Without the pictures, print the lines running from the beginning of the material to the line containing "(lVabcA) at (26,175)", both ends included.

(Items from a dataset)
★ ★ ★ ★ ★ ★ ★

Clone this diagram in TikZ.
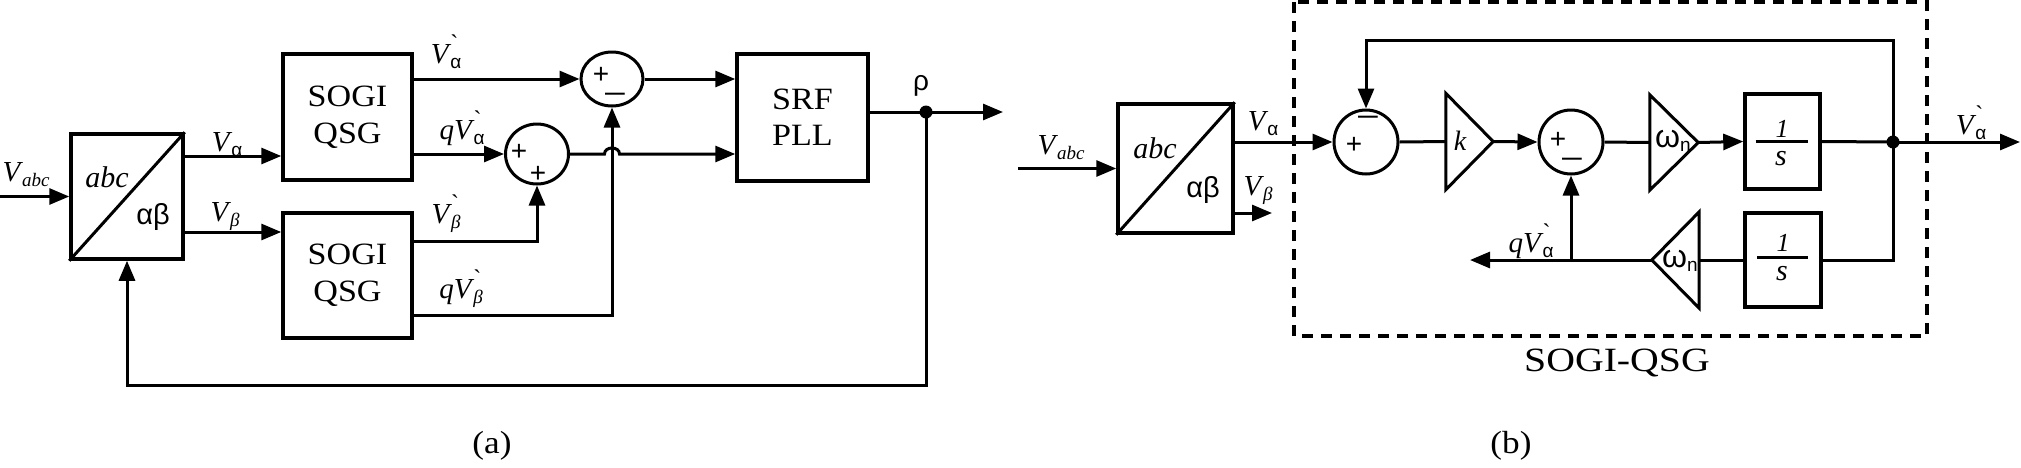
\documentclass[tikz,border=0pt]{standalone}
\usepackage{fontspec}
\setmainfont{Liberation Serif}
\newfontfamily\sgr{Liberation Sans}
\usetikzlibrary{arrows.meta,shapes.geometric,calc}
\newcommand\fs[1]{\fontsize{#1}{#1}\selectfont}
\newcommand\fsl[2]{\fontsize{#1}{#2}\selectfont}
\newcommand\hs[1]{\scalebox{1.1}[1]{#1}}
\newcommand\sbs[1]{\raisebox{-5pt}{\fs{19}#1}}
\newcommand\Vs[1]{\textit{V}\kern-1pt\sbs{#1}}
\newcommand\Vg[1]{\textit{V}\kern-1pt\rlap{\raisebox{12pt}{\fs{24}\textasciigrave}}\sbs{#1}}
\newcommand\ga{{\sgr α}}
\newcommand\gb{\textit{β}}
\newcommand\mn{\scalebox{1.45}[1]{−}}
\tikzset{
  wire/.style={line width=3pt},
  arr/.style={wire,-{Triangle[length=20pt,width=16pt]}},
  blk/.style={draw,line width=3.5pt,inner sep=0pt,rectangle},
  sumA/.style={draw,line width=3pt,ellipse,inner sep=0pt},
  sumB/.style={draw,line width=3pt,circle,inner sep=0pt,minimum size=64pt},
  ghost/.style={inner sep=0pt,rectangle},
  lbl/.style={inner sep=0pt,font=\fs{29}},
  sgn/.style={inner sep=0pt,font=\sgr\fs{28}},
  dotn/.style={circle,fill,inner sep=0pt,minimum size=13pt},
  ttl/.style={inner sep=0pt,font=\fsl{31}{37},align=center},
}
\begin{document}
\begin{tikzpicture}[x=1pt,y=-1pt]
\useasboundingbox (0,0) rectangle (2021,467);
% ================= (a) =================
\node[blk,minimum width=112pt,minimum height=125pt] (abcA) at (127,196.5) {};
\draw[wire] (abcA.south west) -- (abcA.north east);
\node[inner sep=0pt,font=\fs{30}\itshape] (tabcA) at (107,177) {abc};
\node[inner sep=0pt,font=\sgr\fs{29}] (tabA) at (153,217) {αβ};
\coordinate (inA) at (0,196.5);
\draw[arr] (inA) -- (abcA.west);
\node[lbl] (lVabcA) at (26,175) {\Vs{\textit{abc}}};

\node[blk,ttl,minimum width=129pt,minimum height=126pt] (sogiA1) at (347.5,117) {\hs{SOGI}\\\hs{QSG}};
\node[blk,ttl,minimum width=129pt,minimum height=125pt] (sogiA2) at (347.5,275.5) {\hs{SOGI}\\\hs{QSG}};
\coordinate (yA1) at (0,156);
\coordinate (yA2) at (0,232);
\draw[arr] (abcA.east|-yA1) -- (sogiA1.west|-yA1);
\draw[arr] (abcA.east|-yA2) -- (sogiA2.west|-yA2);
\node[lbl] (lVaA) at (227,145) {\Vs{\ga}};
\node[lbl] (lVbA) at (225,217) {\Vs{\gb}};

\node[sumA,minimum width=62pt,minimum height=54pt] (sumA1) at (612,79) {};
\node[sumA,minimum width=63pt,minimum height=60pt] (sumA2) at (537,154) {};
\node[blk,ttl,font=\fsl{31}{36},minimum width=131pt,minimum height=127pt] (srf) at (802.5,117.5) {\hs{SRF}\\\hs{PLL}};

\coordinate (yA5) at (0,241);
\coordinate (yA6) at (0,315);
\coordinate (yA7) at (0,112);
\coordinate (yA8) at (0,385);
\draw[arr] (sogiA1.east|-sumA1.west) -- (sumA1.west);
\draw[arr] (sumA1.east) -- (srf.west|-sumA1.east);
\draw[arr] (sogiA1.east|-sumA2.west) -- (sumA2.west);
\draw[arr] (sumA2.east) -- ($(sumA1.south|-sumA2.east)+(-7.5,0)$)
   .. controls +(0,-8) and +(0,-8) .. ($(sumA1.south|-sumA2.east)+(7.5,0)$)
   -- (srf.west|-sumA2.east);
\draw[arr] (sogiA2.east|-yA5) -| (sumA2.south);
\draw[arr] (sogiA2.east|-yA6) -| (sumA1.south);

\node[lbl] (lVgaA) at (446,52) {\Vg{\ga}};
\node[lbl] (lqVgaA) at (462,128) {\textit{q}\Vg{\ga}};
\node[lbl] (lVgbA) at (446,214) {\Vg{\gb}};
\node[lbl] (lqVgbA) at (461,289) {\textit{q}\Vg{\gb}};

\node[sgn] (pA1) at (601,75) {+};
\node[sgn] (mA1) at (615,98) {\mn};
\node[sgn] (pA2) at (519,152) {+};
\node[sgn] (pA3) at (538,174) {+};

\node[dotn] (dotA) at (926,112) {};
\coordinate (outA) at (1003,112);
\draw[wire] (srf.east|-yA7) -- (dotA.center);
\draw[arr] (dotA.center) -- (outA);
\draw[arr] (dotA.center) -- (dotA.center|-yA8) -| (abcA.south);
\node[inner sep=0pt,font=\sgr\fs{28}] (rho) at (921,86) {ρ};

\node[inner sep=0pt,font=\fs{32}] (capA) at (492,446) {\hs{(a)}};

% ================= (b) =================
\draw[line width=4.5pt,dash pattern=on 11pt off 8pt] (1294,2) rectangle (1927,336);
\node[inner sep=0pt,font=\fs{34}] (sogiT) at (1617,363) {\scalebox{1.17}[1]{SOGI-QSG}};

\node[blk,minimum width=115pt,minimum height=129pt] (abcB) at (1175.5,168.5) {};
\draw[wire] (abcB.south west) -- (abcB.north east);
\node[inner sep=0pt,font=\fs{30}\itshape] (tabcB) at (1155,148) {abc};
\node[inner sep=0pt,font=\sgr\fs{29}] (tabB) at (1203,190) {αβ};
\coordinate (inB) at (1018,168.5);
\draw[arr] (inB) -- (abcB.west);
\node[lbl] (lVabcB) at (1061,148) {\Vs{\textit{abc}}};

\node[sumB] (sumB1) at (1366,142) {};
\node[sumB] (sumB2) at (1571,142) {};
\draw[arr] (abcB.east|-sumB1.west) -- (sumB1.west);
\node[lbl] (lVaB) at (1263,124) {\Vs{\ga}};
\coordinate (yB1) at (0,213);
\coordinate (vbB) at (1272,213);
\draw[arr] (abcB.east|-yB1) -- (vbB);
\node[lbl] (lVbB) at (1258,191) {\Vs{\gb}};

\node[ghost,minimum width=47pt,minimum height=96pt] (kB) at (1469.5,141.5) {};
\draw[wire,line join=miter] (kB.north west) -- (kB.east) -- (kB.south west) -- cycle;
\node[inner sep=0pt,font=\fs{28}\itshape] (tk) at (1460,141) {k};
\draw[wire] (sumB1.east) -- (kB.west);
\draw[arr] (kB.east) -- (sumB2.west);

\node[ghost,minimum width=48pt,minimum height=95pt] (wB1) at (1674,142.5) {};
\draw[wire] (wB1.north west) -- (wB1.east) -- (wB1.south west) -- cycle;
\node[inner sep=0pt,font=\sgr\fs{32}] (tw1) at (1673,141) {ω\raisebox{-4pt}{\fs{19}n}};
\draw[wire] (sumB2.east) -- (wB1.west);

\node[blk,minimum width=75pt,minimum height=95pt] (intB1) at (1782.5,141.5) {};
\draw[wire] ($(intB1.center)+(-27,0)$) -- ($(intB1.center)+(25,0)$);
\node[inner sep=0pt,font=\fs{26}\itshape] (i1n) at (1782,129) {1};
\node[inner sep=0pt,font=\fs{30}\itshape] (i1d) at (1781,159) {s};
\draw[arr] (wB1.east) -- (intB1.west);

\node[dotn] (dotB) at (1893,142) {};
\coordinate (outB) at (2020,142);
\coordinate (yB0) at (0,40);
\draw[wire] (intB1.east) -- (dotB.center);
\draw[arr] (dotB.center) -- (outB);
\draw[arr] (dotB.center) -- (dotB.center|-yB0) -| (sumB1.north);
\node[lbl] (lVgaB) at (1971,123) {\Vg{\ga}};

\node[blk,minimum width=76pt,minimum height=94pt] (intB2) at (1783,260) {};
\draw[wire] ($(intB2.center)+(-26,-3)$) -- ($(intB2.center)+(25,-3)$);
\node[inner sep=0pt,font=\fs{26}\itshape] (i2n) at (1783,243) {1};
\node[inner sep=0pt,font=\fs{30}\itshape] (i2d) at (1782,274) {s};

\node[ghost,minimum width=47pt,minimum height=96pt] (wB2) at (1675.5,260) {};
\draw[wire] (wB2.north east) -- (wB2.west) -- (wB2.south east) -- cycle;
\node[inner sep=0pt,font=\sgr\fs{32}] (tw2) at (1680,261) {ω\raisebox{-4pt}{\fs{19}n}};

\draw[wire] (dotB.center) |- (intB2.east);
\draw[wire] (intB2.west) -- (wB2.east);
\coordinate (qB) at (1470,260);
\draw[arr] (wB2.west) -- (qB);
\draw[arr] (sumB2.south|-wB2.west) -- (sumB2.south);
\node[lbl] (lqVgaB) at (1531,241) {\textit{q}\Vg{\ga}};

\node[sgn] (pB1) at (1354,145) {+};
\node[sgn] (mB1) at (1368,121) {\mn};
\node[sgn] (pB2) at (1558,140) {+};
\node[sgn] (mB2) at (1572,163) {\mn};

\node[inner sep=0pt,font=\fs{32}] (capB) at (1511,446) {\hs{(b)}};
\end{tikzpicture}
\end{document}
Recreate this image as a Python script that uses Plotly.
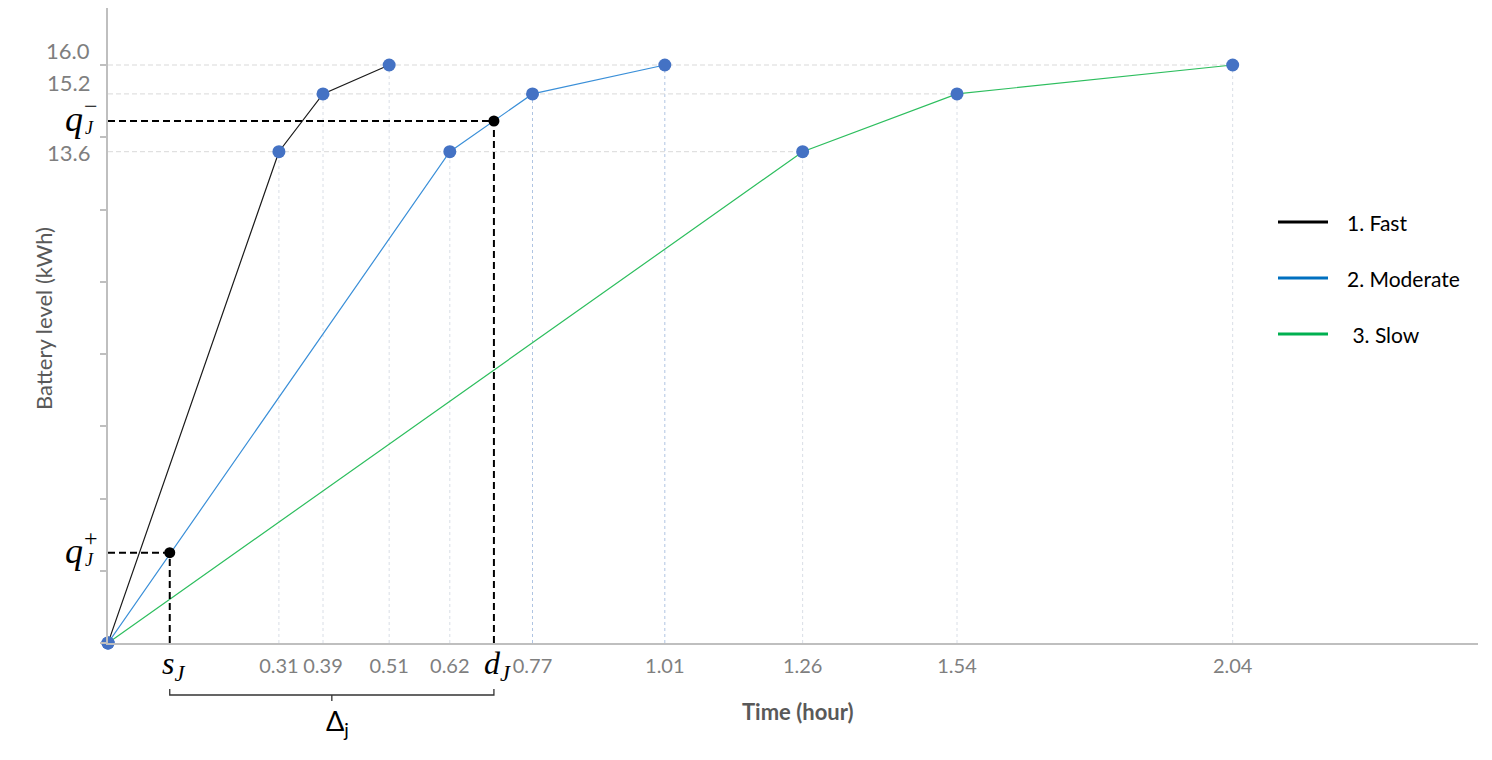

★ ★ ★ ★ ★ ★ ★

*WRITTEN RESPONSE*.
Clone this diagram in TikZ.
\documentclass[tikz,border=0pt]{standalone}
\usepackage{fontspec}
\setmainfont{Liberation Serif}
\newfontfamily\sgr{Liberation Sans}
\usetikzlibrary{arrows.meta,shapes.geometric,calc}
\newcommand\fs[1]{\fontsize{#1}{#1}\selectfont}
\newcommand\fsl[2]{\fontsize{#1}{#2}\selectfont}
\newcommand\hs[1]{\scalebox{1.1}[1]{#1}}
\newcommand\sbs[1]{\raisebox{-5pt}{\fs{19}#1}}
\newcommand\Vs[1]{\textit{V}\kern-1pt\sbs{#1}}
\newcommand\Vg[1]{\textit{V}\kern-1pt\rlap{\raisebox{12pt}{\fs{24}\textasciigrave}}\sbs{#1}}
\newcommand\ga{{\sgr α}}
\newcommand\gb{\textit{β}}
\newcommand\mn{\scalebox{1.45}[1]{−}}
\tikzset{
  wire/.style={line width=3pt},
  arr/.style={wire,-{Triangle[length=20pt,width=16pt]}},
  blk/.style={draw,line width=3.5pt,inner sep=0pt,rectangle},
  sumA/.style={draw,line width=3pt,ellipse,inner sep=0pt},
  sumB/.style={draw,line width=3pt,circle,inner sep=0pt,minimum size=64pt},
  ghost/.style={inner sep=0pt,rectangle},
  lbl/.style={inner sep=0pt,font=\fs{29}},
  sgn/.style={inner sep=0pt,font=\sgr\fs{28}},
  dotn/.style={circle,fill,inner sep=0pt,minimum size=13pt},
  ttl/.style={inner sep=0pt,font=\fsl{31}{37},align=center},
}
\begin{document}
\begin{tikzpicture}[x=1pt,y=-1pt]
\useasboundingbox (0,0) rectangle (2021,467);
% ================= (a) =================
\node[blk,minimum width=112pt,minimum height=125pt] (abcA) at (127,196.5) {};
\draw[wire] (abcA.south west) -- (abcA.north east);
\node[inner sep=0pt,font=\fs{30}\itshape] (tabcA) at (107,177) {abc};
\node[inner sep=0pt,font=\sgr\fs{29}] (tabA) at (153,217) {αβ};
\coordinate (inA) at (0,196.5);
\draw[arr] (inA) -- (abcA.west);
\node[lbl] (lVabcA) at (26,175) {\Vs{\textit{abc}}};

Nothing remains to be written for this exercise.